Court decisions can result in liens, asset seizures, and long-term payment arrangements that directly affect a family’s financial stability.
Who actually needs umbrella insurance?
Although it is not mandatory, umbrella insurance makes sense for a much broader audience than most people assume.
It is generally highly recommended for those who own a home, drive regularly, have children, accumulate investments, rent out property, maintain an active social media presence, or earn above-average income.
Even individuals who are still building their wealth benefit from this protection, precisely because risk increases as financial life becomes more complex.
Common situations covered by umbrella insurance
Umbrella insurance covers a wide range of scenarios that many people do not immediately associate with significant financial risk, including:
- Car accidents involving serious bodily injury
- Accidents at home involving guests
- Incidents caused by dependent children
- Damage caused by pets
- Lawsuits for defamation, slander, or libel
- Liability related to rental properties
The surprisingly strong cost-benefit ratio
One of the most overlooked aspects of umbrella insurance is its cost. For many policyholders in the U.S., USD 1 million in coverage costs between USD 150 and USD 300 per year, depending on profile and state.
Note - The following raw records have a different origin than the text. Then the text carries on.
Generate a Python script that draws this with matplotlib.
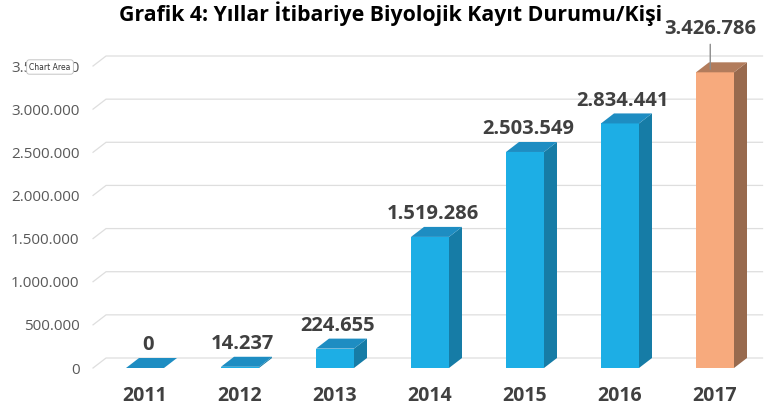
import numpy as np
import matplotlib.pyplot as plt
from matplotlib.patches import Polygon

plt.rcParams['font.family'] = ['Open Sans', 'DejaVu Sans']

years = ['2011', '2012', '2013', '2014', '2015', '2016', '2017']
values = [0, 14237, 224655, 1519286, 2503549, 2834441, 3426786]
value_labels = ['0', '14.237', '224.655', '1.519.286', '2.503.549', '2.834.441', '3.426.786']
y_ticks = [0, 500000, 1000000, 1500000, 2000000, 2500000, 3000000, 3500000]
y_tick_labels = ['0', '500.000', '1.000.000', '1.500.000', '2.000.000', '2.500.000', '3.000.000', '3.500.000']

blue = ('#1DAEE5', '#1E8DC2', '#167CA6')     # front, top, side
orange = ('#F7AA7D', '#B27C5C', '#986A4E')

fig = plt.figure(figsize=(7.65, 4.12), dpi=100)
ax = fig.add_axes([97.5 / 765, 44 / 412, 665 / 765, 302 / 412])
ax.set_xlim(-0.5, 6.5)
ax.set_ylim(0, 3500000)

# depth of the fake 3d in data units (~13 px right, ~10 px up)
DX = 13 / 95
DY = 10 / 302 * 3500000
w = 0.4

# gridlines on the back wall with a slanted piece on the side wall
for v in y_ticks:
    x0 = -0.547
    ax.plot([x0, x0 + DX, 6.5], [v, v + DY, v + DY], color='#DEDEDE',
            lw=0.9, zorder=0, clip_on=False)

x = np.arange(len(years))
for i, v in enumerate(values):
    front, top, side = orange if i == len(values) - 1 else blue
    ax.bar(x[i], v, width=w, color=front, zorder=2)
    xl, xr = x[i] - w / 2, x[i] + w / 2
    ax.add_patch(Polygon([(xr, 0), (xr + DX, DY), (xr + DX, v + DY), (xr, v)],
                         closed=True, facecolor=side, edgecolor='none', zorder=2, clip_on=False))
    ax.add_patch(Polygon([(xl, v), (xr, v), (xr + DX, v + DY), (xl + DX, v + DY)],
                         closed=True, facecolor=top, edgecolor='none', zorder=3, clip_on=False))

# value labels
for i, v in enumerate(values):
    if i == len(values) - 1:
        ax.annotate(value_labels[i], xy=(x[i] - 0.05, v + DY * 0.3), xytext=(0, 22),
                    textcoords='offset points', ha='center', va='bottom',
                    fontsize=14.5, fontweight='bold', color='#404040',
                    arrowprops=dict(arrowstyle='-', color='#8C8C8C', lw=1,
                                    shrinkA=2, shrinkB=0))
    else:
        ax.annotate(value_labels[i], xy=(x[i] + 0.03, v + DY), xytext=(0, 2),
                    textcoords='offset points', ha='center', va='bottom',
                    fontsize=14.5, fontweight='bold', color='#404040')

ax.set_xticks(x)
ax.set_xticklabels(years, fontsize=14, fontweight='bold', color='#404040')
ax.set_yticks(y_ticks)
ax.set_yticklabels(y_tick_labels, fontsize=11, color='#595959')
ax.tick_params(axis='both', length=0)
ax.tick_params(axis='y', pad=13)
ax.tick_params(axis='x', pad=13)
for s in ax.spines.values():
    s.set_visible(False)

fig.text(0.511, 0.967, 'Grafik 4: Yıllar İtibariye Biyolojik Kayıt Durumu/Kişi',
         ha='center', va='center', fontsize=15.3, fontweight='bold', color='black')

# "Chart Area" tooltip left over in the screenshot
fig.text(50 / 765, 1 - 67 / 412, 'Chart Area', ha='center', va='center', fontsize=5.5,
         color='#333333', family='DejaVu Sans',
         bbox=dict(boxstyle='round,pad=0.35', fc='white', ec='#BBBBBB', lw=0.6))

fig.savefig('out.png', dpi=100)
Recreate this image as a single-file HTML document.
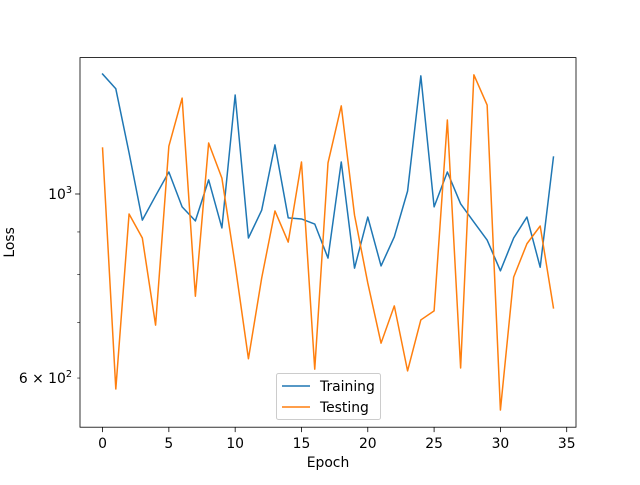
<!DOCTYPE html>
<html><head><meta charset="utf-8"><style>
body{margin:0;background:#fff;}
svg{font-family:"DejaVu Sans","Liberation Sans",sans-serif;}
</style></head><body>
<svg id="chart" width="640" height="480" xmlns="http://www.w3.org/2000/svg">
<rect width="640" height="480" fill="#fff"/>
<g id="plot"></g>
</svg>
<script>
const epochs=[...Array(35).keys()];
const training=[1395,1339,1121,930,995,1063,965,928,1040,910,1316,885,956,1146,936,933,920,837,1093,814,938,819,888,1008,1388,965,1063,973,925,880,808,885,938,816,1108];
const testing=[1136,582,946,885,695,1142,1305,753,1152,1045,821,633,792,954,875,1093,615,1090,1277,943,781,661,733,612,705,723,1228,617,1392,1280,549,794,871,915,729];
const xTicks=[0,5,10,15,20,25,30,35];
const yMinorTicks=[600,700,800,900];
const L=80,R=576,T=57.6,B=427.2;
const xmin=-1.7,xmax=35.7;
const ytop=3.1644,ybot=2.7189;
const sx=v=>L+(v-xmin)/(xmax-xmin)*(R-L);
const sy=v=>T+(ytop-Math.log10(v))/(ytop-ybot)*(B-T);
const NS="http://www.w3.org/2000/svg";
const g=document.getElementById('plot');
const FS=13.9;
function mk(t,a,txt){const e=document.createElementNS(NS,t);for(const k in a)e.setAttribute(k,a[k]);if(txt!==undefined)e.textContent=txt;g.appendChild(e);return e;}
function series(vals,color,name){
 const d=vals.map((v,i)=>(i?'L':'M')+sx(epochs[i]).toFixed(2)+','+sy(v).toFixed(2)).join('');
 const p=mk('path',{d:d,fill:'none',stroke:color,'stroke-width':1.5,'stroke-linejoin':'round','stroke-linecap':'square'});
 
 
}
series(training,'#1f77b4','training-line');
series(testing,'#ff7f0e','testing-line');
const fr=mk('rect',{x:L,y:T,width:R-L,height:B-T,fill:'none',stroke:'#000','stroke-width':0.8});


xTicks.forEach(t=>{const x=sx(t);
 mk('line',{x1:x,x2:x,y1:B,y2:B+4.9,stroke:'#000','stroke-width':0.8});
 const tx=mk('text',{x:x,y:B+21,'font-size':FS,'text-anchor':'middle',fill:'#000'},String(t));
 
 
});
yMinorTicks.forEach(t=>{const y=sy(t);
 mk('line',{x1:L-2.8,x2:L,y1:y,y2:y,stroke:'#000','stroke-width':0.6});
});
const y3=sy(1000);
mk('line',{x1:L-4.9,x2:L,y1:y3,y2:y3,stroke:'#000','stroke-width':0.8});
const l1=mk('text',{x:L-8,y:y3+5,'font-size':FS,'text-anchor':'end'});
l1.innerHTML='10<tspan dy="-6" font-size="9.7">3</tspan>';


const y6=sy(600);
const l2=mk('text',{x:L-8,y:y6+5,'font-size':FS,'text-anchor':'end'});
l2.innerHTML='6 × 10<tspan dy="-6" font-size="9.7">2</tspan>';


const xt=mk('text',{x:(L+R)/2,y:467,'font-size':FS,'text-anchor':'middle'},'Epoch');


const yt=mk('text',{x:14,y:(T+B)/2,'font-size':FS,'text-anchor':'middle',transform:`rotate(-90 14 ${(T+B)/2})`},'Loss');


const lg=mk('rect',{x:276.5,y:373.5,width:104,height:46,rx:2,fill:'#fff','fill-opacity':0.8,stroke:'#ccc','stroke-width':1});


[['Training','#1f77b4',386],['Testing','#ff7f0e',407]].forEach(([n,c,y])=>{
 mk('line',{x1:282,x2:310,y1:y,y2:y,stroke:c,'stroke-width':1.5});
 const t=mk('text',{x:320,y:y+5,'font-size':FS},n);
 
 
});
</script>
</body></html>
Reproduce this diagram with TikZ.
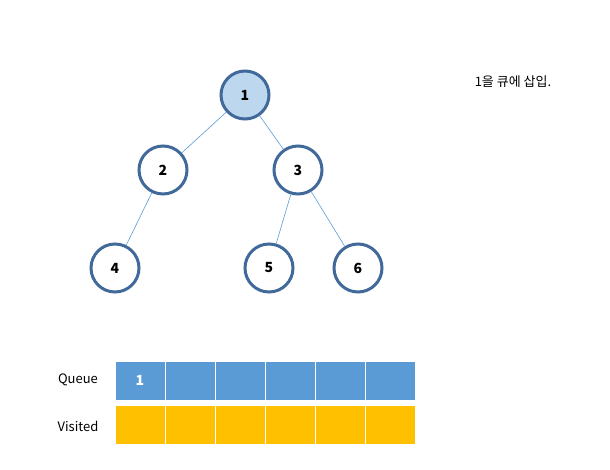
\documentclass[tikz,border=0pt]{standalone}
\usepackage{fontspec}
\setmainfont{Noto Sans CJK KR}
\begin{document}
\begin{tikzpicture}[x=1pt,y=-1pt,
  vert/.style={circle,draw=vborder,line width=3pt,fill=white,minimum size=48pt,inner sep=0pt,font=\bfseries\fontsize{14}{16}\selectfont},
  edge/.style={draw=ecol,line width=0.6pt},
  qcell/.style={draw=white,line width=1pt,fill=qcol,minimum width=50pt,minimum height=39pt,inner sep=0pt,text=white,font=\bfseries\fontsize{14}{16}\selectfont},
  vcell/.style={draw=white,line width=1pt,fill=vcol,minimum width=50pt,minimum height=39pt,inner sep=0pt},
  lbl/.style={font=\fontsize{13}{15}\selectfont}]
\definecolor{vborder}{HTML}{41699A}
\definecolor{ecol}{HTML}{5B9BD5}
\definecolor{qcol}{HTML}{5B9BD5}
\definecolor{vcol}{HTML}{FFC000}
\definecolor{lblue}{HTML}{BDD7EE}
\useasboundingbox (0,0) rectangle (610,470);
\node[vert,fill=lblue] (n1) at (245,95) {1};
\node[vert] (n2) at (163,170) {2};
\node[vert] (n3) at (298,170) {3};
\node[vert] (n4) at (115,268) {4};
\node[vert] (n5) at (269,268) {5};
\node[vert] (n6) at (358,268) {6};
\path[edge] (n1) -- (n2);
\path[edge] (n1) -- (n3);
\path[edge] (n2) -- (n4);
\path[edge] (n3) -- (n5);
\path[edge] (n3) -- (n6);
\node[lbl] (msg) at (513,82) {1을 큐에 삽입.};
\foreach \i in {0,...,5}{
  \node[qcell] (q\i) at (140+\i*50,380.5) {};
  \node[vcell] (v\i) at (140+\i*50,425) {};
}
\node[text=white,font=\bfseries\fontsize{14}{16}\selectfont] at (q0) {1};
\node[lbl] (ql) at (78,380) {Queue};
\node[lbl] (vl) at (78,426) {Visited};
\end{tikzpicture}
\end{document}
Compared to the potential financial impact of a single lawsuit, this cost is minimal. Still, because umbrella insurance is not mandatory and requires more strategic evaluation, it is often left out of initial insurance decisions.
Requirements and coordination with other policies
To purchase umbrella insurance, insurers require policyholders to maintain minimum liability limits on their primary policies.
This ensures that the umbrella coverage only activates after the base coverage has been exhausted.
This coordination is critical. Umbrella insurance does not fill gaps created by poorly structured primary policies.
The mistake of thinking “this will never happen to me”
The biggest barrier to adopting umbrella insurance is behavioral. Many people believe they are low risk because they are careful, drive infrequently, or have “never had issues before.”
The reality is that liability does not depend solely on intent. It depends on circumstances, legal interpretation, and judicial outcomes. A single out-of-the-ordinary event can lead to disproportionately large financial consequences.
Umbrella insurance as part of financial planning
Increasingly, umbrella insurance is viewed as a structural component of personal financial planning. It protects what has already been built and adds predictability in extreme scenarios.
Like health or disability insurance, its value lies not in frequent use but in protection against rare and financially devastating events.
For those seeking stability, long-term wealth growth, and peace of mind, umbrella insurance stops being an “extra” and becomes a core risk management tool.